Refletindo sobre esse dia, me lembrei das histórias que minha avó me contava da época da libertação oficial dos escravos, para quem morava no interior do pantanal mato-grossense.
Meu bisavô era um sueco que se cansou do frio, partiu para o porto mais próximo e pegou o primeiro navio que o aceitou como trabalhador, vindo parar no Brasil, um lugar que ele nem tinha ouvido falar. Chegando no porto de Santos ele conseguiu trabalho com uma equipe que estava vindo para Mato Grosso instalar fios de telégrafo, isso por volta de 1870.
Chegando no pantanal, ele se encantou com a terra, largou a equipe, se aprofundou mais para o interior, casou-se com Francisca, uma descendente de indígenas e teve muitos filhos, a quem não ensinou o sueco, mas criou com uma visão bem mais avançada do que as pessoas que moravam naquele lugar tão distante de tudo. Ele trabalhava em uma metalúrgica na distante Suécia e começou a fabricar facas com uma mistura que ele chamava de aço, coisa que ninguém conhecia por ali e por isso suas facas eram muito procuradas e valorizadas.
Minha avó nasceu em um ambiente onde ainda existiam muitos escravos, mas meu bisavô abominava a escravatura. Ele nunca teve escravos, sua orientação trazida de um país com consciência mais adiantada não aceitava essa situação e, por isso, ele contratava trabalhadores para ajudá-lo.
Muitos anos depois, quando minha avó já era bem velhinha e morava conosco, ela gostava de contar as histórias que viveu. Ela nasceu uns 5 anos antes da libertação dos escravos e ainda lembrava da festa que aconteceu no seu pequeno povoado quando a notícia da libertação, depois de quase três meses, finalmente chegou por lá. Os libertos saíram para a rua, dançaram, cantaram, iam nas casas libertando aqueles que os “donos” se negavam a soltar e, depois de algum tempo, eles pararam, se olharam e ficaram pensando o que iam fazer. Alguns voltaram para as casas de onde saíram, outros se reuniram e foram para o mato, tentar sobreviver. Meu bisavô e alguns outros habitantes do povoado com mais mente aberta, e até mesmo negros anteriormente alforriados, acolheram e contrataram alguns, mas muitos ainda permaneceram muito tempo nas casas e fazendas vivendo ainda como escravos, por não terem condições de suporte e conhecimento para conseguirem mudar suas vidas.
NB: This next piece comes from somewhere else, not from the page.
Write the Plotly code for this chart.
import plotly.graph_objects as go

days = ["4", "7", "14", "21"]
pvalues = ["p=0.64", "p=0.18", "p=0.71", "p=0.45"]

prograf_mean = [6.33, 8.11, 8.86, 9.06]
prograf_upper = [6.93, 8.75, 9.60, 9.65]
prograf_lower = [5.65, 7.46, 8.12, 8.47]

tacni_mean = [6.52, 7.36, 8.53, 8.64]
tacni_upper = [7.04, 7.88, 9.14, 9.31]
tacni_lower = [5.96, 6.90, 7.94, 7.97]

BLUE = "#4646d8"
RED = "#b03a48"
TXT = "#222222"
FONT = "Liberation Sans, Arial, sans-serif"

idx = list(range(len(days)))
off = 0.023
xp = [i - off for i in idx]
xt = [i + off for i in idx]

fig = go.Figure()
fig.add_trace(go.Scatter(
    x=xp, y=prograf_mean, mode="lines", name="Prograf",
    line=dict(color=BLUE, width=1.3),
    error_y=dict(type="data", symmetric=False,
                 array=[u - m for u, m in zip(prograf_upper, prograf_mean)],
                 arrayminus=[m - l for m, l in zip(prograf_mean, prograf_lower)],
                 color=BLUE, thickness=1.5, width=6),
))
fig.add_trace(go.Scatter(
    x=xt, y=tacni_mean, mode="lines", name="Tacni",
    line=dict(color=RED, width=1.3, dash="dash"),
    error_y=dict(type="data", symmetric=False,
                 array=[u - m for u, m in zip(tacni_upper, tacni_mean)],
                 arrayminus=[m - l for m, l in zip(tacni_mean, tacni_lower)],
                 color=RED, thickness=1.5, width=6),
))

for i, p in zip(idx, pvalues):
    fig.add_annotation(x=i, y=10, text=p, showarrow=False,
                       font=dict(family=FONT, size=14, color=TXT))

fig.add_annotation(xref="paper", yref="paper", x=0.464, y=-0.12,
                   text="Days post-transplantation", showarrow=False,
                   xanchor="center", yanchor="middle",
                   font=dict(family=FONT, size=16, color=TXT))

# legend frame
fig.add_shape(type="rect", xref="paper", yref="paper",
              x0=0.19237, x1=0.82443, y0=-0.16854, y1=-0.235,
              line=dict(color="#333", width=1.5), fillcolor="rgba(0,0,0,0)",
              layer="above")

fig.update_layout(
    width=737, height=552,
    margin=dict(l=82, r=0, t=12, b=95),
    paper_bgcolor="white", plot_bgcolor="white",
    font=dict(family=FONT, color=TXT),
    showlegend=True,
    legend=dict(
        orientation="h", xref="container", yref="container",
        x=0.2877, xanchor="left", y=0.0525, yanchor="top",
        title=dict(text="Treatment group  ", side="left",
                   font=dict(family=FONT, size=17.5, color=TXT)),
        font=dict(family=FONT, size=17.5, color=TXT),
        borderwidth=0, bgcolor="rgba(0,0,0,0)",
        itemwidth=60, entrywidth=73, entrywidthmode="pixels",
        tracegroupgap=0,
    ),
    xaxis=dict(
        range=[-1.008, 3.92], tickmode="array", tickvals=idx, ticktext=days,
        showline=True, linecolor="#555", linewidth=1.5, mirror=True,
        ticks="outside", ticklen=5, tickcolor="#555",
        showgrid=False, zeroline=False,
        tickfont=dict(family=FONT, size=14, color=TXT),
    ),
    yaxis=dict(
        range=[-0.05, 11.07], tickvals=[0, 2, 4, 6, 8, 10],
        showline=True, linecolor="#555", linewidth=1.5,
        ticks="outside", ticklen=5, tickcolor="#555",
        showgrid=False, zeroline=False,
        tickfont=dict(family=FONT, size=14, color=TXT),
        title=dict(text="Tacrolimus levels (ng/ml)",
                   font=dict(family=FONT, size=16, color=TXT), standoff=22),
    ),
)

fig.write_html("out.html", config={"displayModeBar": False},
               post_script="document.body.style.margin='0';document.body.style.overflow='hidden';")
Já havia, talvez, uma espécie de “síndrome de Estocolmo” entre aos alforriados e seus antigos donos, devido a segurança física e emocional que eles consideravam ter e o medo de uma mudança tão radical.
Muito anos depois, meu pai, neto deste sueco, com olhos azuis iguais ao do avô, casou-se com minha mãe, filha de baiana, cujo avô tinha sido escravo, sendo eu, resultado de toda essa mistura, assim como tantos outros brasileiros. Por isso dessa história eu fico com duas reflexões principais. Primeiro: Por que um país como o nosso, com toda essa mistura, tem tanta dificuldade de aceitar e acolher a nossa própria diversidade? E a outra, muito mais séria ainda, é pensar nesses negros libertos desta forma, sem suporte, sem rumo, sem nenhuma orientação, soltos na vida como crianças que precisavam aprender a viver de forma autônoma e ainda com a força do preconceito e do racismo sobre eles, impedindo aprendizados, tolhendo oportunidades para uma busca de igualdade social.
Aquela imagem que minha avó me contava dos negros libertos em um estado de muita alegria e depois de confusão e espanto com a nova vida, me passa um sentimento profundo de empatia pela luta da comunidade negra, representada neste dia da consciência negra, que precisa ser de reflexão para todos nós brasileiros.